* Begin SOURCE MATERIAL *
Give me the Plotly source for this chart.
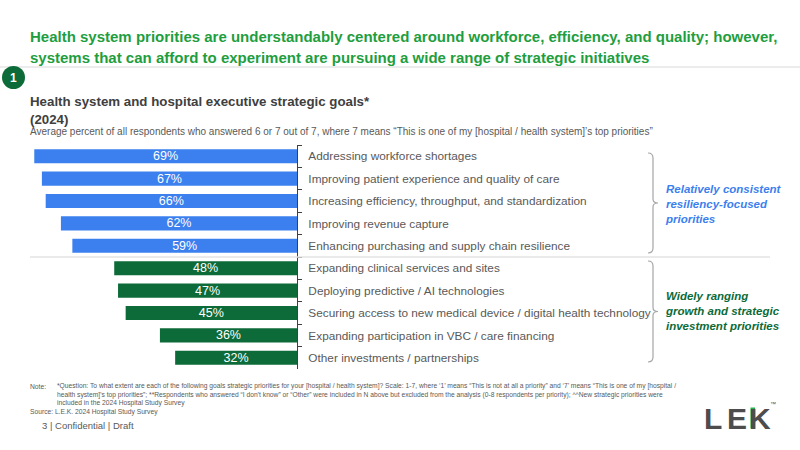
import plotly.graph_objects as go

categories = [
    "Addressing workforce shortages",
    "Improving patient experience and quality of care",
    "Increasing efficiency, throughput, and standardization",
    "Improving revenue capture",
    "Enhancing purchasing and supply chain resilience",
    "Expanding clinical services and sites",
    "Deploying predictive / AI technologies",
    "Securing access to new medical device / digital health technology",
    "Expanding participation in VBC / care financing",
    "Other investments / partnerships",
]
values = [69, 67, 66, 62, 59, 48, 47, 45, 36, 32]
groups = ["resiliency"] * 5 + ["growth"] * 5
group_colors = {"resiliency": "#3B80EE", "growth": "#0C6B38"}
group_labels = {
    "resiliency": "Relatively consistent<br>resiliency-focused<br>priorities",
    "growth": "Widely ranging<br>growth and strategic<br>investment priorities",
}
group_text_colors = {"resiliency": "#3B80EE", "growth": "#0C6B38"}

W, H = 800, 450
def px(x):
    return x / W
def py(y):
    return 1 - y / H

REG = "Liberation Sans, Arial, sans-serif"

fig = go.Figure()
fig.add_trace(go.Bar(
    orientation="h",
    x=values,
    y=categories,
    marker=dict(color=[group_colors[g] for g in groups], line=dict(width=0)),
    text=[f"{v}%" for v in values],
    textposition="inside",
    insidetextanchor="middle",
    constraintext="none",
    textangle=0,
    textfont=dict(color="white", size=12.5, family=REG),
    width=0.63,
    hoverinfo="skip",
))

fig.update_layout(
    width=W, height=H,
    margin=dict(l=0, r=0, t=0, b=0),
    paper_bgcolor="white", plot_bgcolor="white",
    showlegend=False,
    font=dict(family=REG, color="#404040"),
    xaxis=dict(domain=[0, px(297)], range=[78, 0], visible=False, fixedrange=True),
    yaxis=dict(
        domain=[py(369), py(145)],
        autorange="reversed",
        side="right",
        showline=True, linecolor="#404040", linewidth=1,
        ticks="outside", tickson="boundaries", ticklen=4, tickcolor="#404040",
        tickfont=dict(size=11.8, color="#595959", family=REG),
        ticklabelstandoff=8,
        showgrid=False,
    ),
    bargap=0.37,
)

shapes = []
shapes.append(dict(type="line", xref="paper", yref="paper", x0=0, x1=1, y0=py(67), y1=py(67),
                   line=dict(color="#E6E6E6", width=1.5)))
shapes.append(dict(type="line", xref="paper", yref="paper", x0=px(30), x1=px(770), y0=py(257), y1=py(257),
                   line=dict(color="#E3E3E3", width=1.5)))
shapes.append(dict(type="circle", xref="paper", yref="paper", x0=px(2), x1=px(25), y0=py(89), y1=py(66),
                   fillcolor="#0C6B38", line=dict(width=0)))

def brace(top, bot, xl=648, xr=653, tip=658):
    mid = (top + bot) / 2
    pts = [
        f"M {px(xl)},{py(top)}",
        f"Q {px(xr)},{py(top)} {px(xr)},{py(top+5)}",
        f"L {px(xr)},{py(mid-4)}",
        f"Q {px(xr)},{py(mid)} {px(tip)},{py(mid)}",
        f"Q {px(xr)},{py(mid)} {px(xr)},{py(mid+4)}",
        f"L {px(xr)},{py(bot-5)}",
        f"Q {px(xr)},{py(bot)} {px(xl)},{py(bot)}",
    ]
    return dict(type="path", xref="paper", yref="paper", path=" ".join(pts),
                line=dict(color="#A6A6A6", width=1.2))

shapes.append(brace(153, 253))
shapes.append(brace(261, 362))

ann = []
def text(x, y, s, size, color, family=REG, xanchor="left", yanchor="middle", align="left"):
    ann.append(dict(xref="paper", yref="paper", x=px(x), y=py(y), text=s, showarrow=False,
                    xanchor=xanchor, yanchor=yanchor, align=align,
                    font=dict(size=size, color=color, family=family)))

text(28, 37, "<b>Health system priorities are understandably centered around workforce, efficiency, and quality; however,</b>", 15, "#1E9E3E")
text(28, 57, "<b>systems that can afford to experiment are pursuing a wide range of strategic initiatives</b>", 15, "#1E9E3E")
text(13.5, 77.5, "<b>1</b>", 12, "white", xanchor="center")
text(28, 101, "<b>Health system and hospital executive strategic goals*</b>", 13.3, "#404040")
text(28, 119, "<b>(2024)</b>", 13.3, "#404040")
text(28, 131.5, "Average percent of all respondents who answered 6 or 7 out of 7, where 7 means “This is one of my [hospital / health system]’s top priorities”",
     10, "#595959")

text(663, 204, "<b><i>" + group_labels["resiliency"] + "</i></b>", 11.5, group_text_colors["resiliency"])
text(663, 311, "<b><i>" + group_labels["growth"] + "</i></b>", 11.5, group_text_colors["growth"])

note_lines = [
    "*Question: To what extent are each of the following goals strategic priorities for your [hospital / health system]? Scale: 1-7, where ‘1’ means “This is not at all a priority” and ‘7’ means “This is one of my [hospital /",
    "health system]’s top priorities”; **Respondents who answered “I don’t know” or “Other” were included in N above but excluded from the analysis (0-8 respondents per priority); ^^New strategic priorities were",
    "included in the 2024 Hospital Study Survey",
]
text(28, 386, "Note:", 6.7, "#595959")
for i, line in enumerate(note_lines):
    text(55, 386 + i * 8.6, line, 6.7, "#595959")
text(28, 411.5, "Source: L.E.K. 2024 Hospital Study Survey", 6.7, "#595959")
text(40, 425, "3 | Confidential | Draft", 9.5, "#595959")

# logo
text(702, 418, "<b>L</b>", 30, "#4D4D4D")
text(725, 418, "<b>E</b>", 30, "#4D4D4D")
text(747, 418, "<b>K</b>", 30, "#4D4D4D")
text(768, 404, "™", 6, "#4D4D4D")
shapes.append(dict(type="rect", xref="paper", yref="paper", x0=px(750.5), x1=px(755), y0=py(428.5), y1=py(407.5),
                   fillcolor="#1FB54A", line=dict(width=0), layer="above"))
fig.update_layout(shapes=shapes, annotations=ann)

fig.write_html("out.html")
* End SOURCE MATERIAL *
● EXERCISE REQUIREMENTS: Return the material line for line, from its beginning to the line that contains "import plotly.graph_objects as go", with the pictures left out.

● EXPECTED ANSWER:
Give me the Plotly source for this chart.
import plotly.graph_objects as go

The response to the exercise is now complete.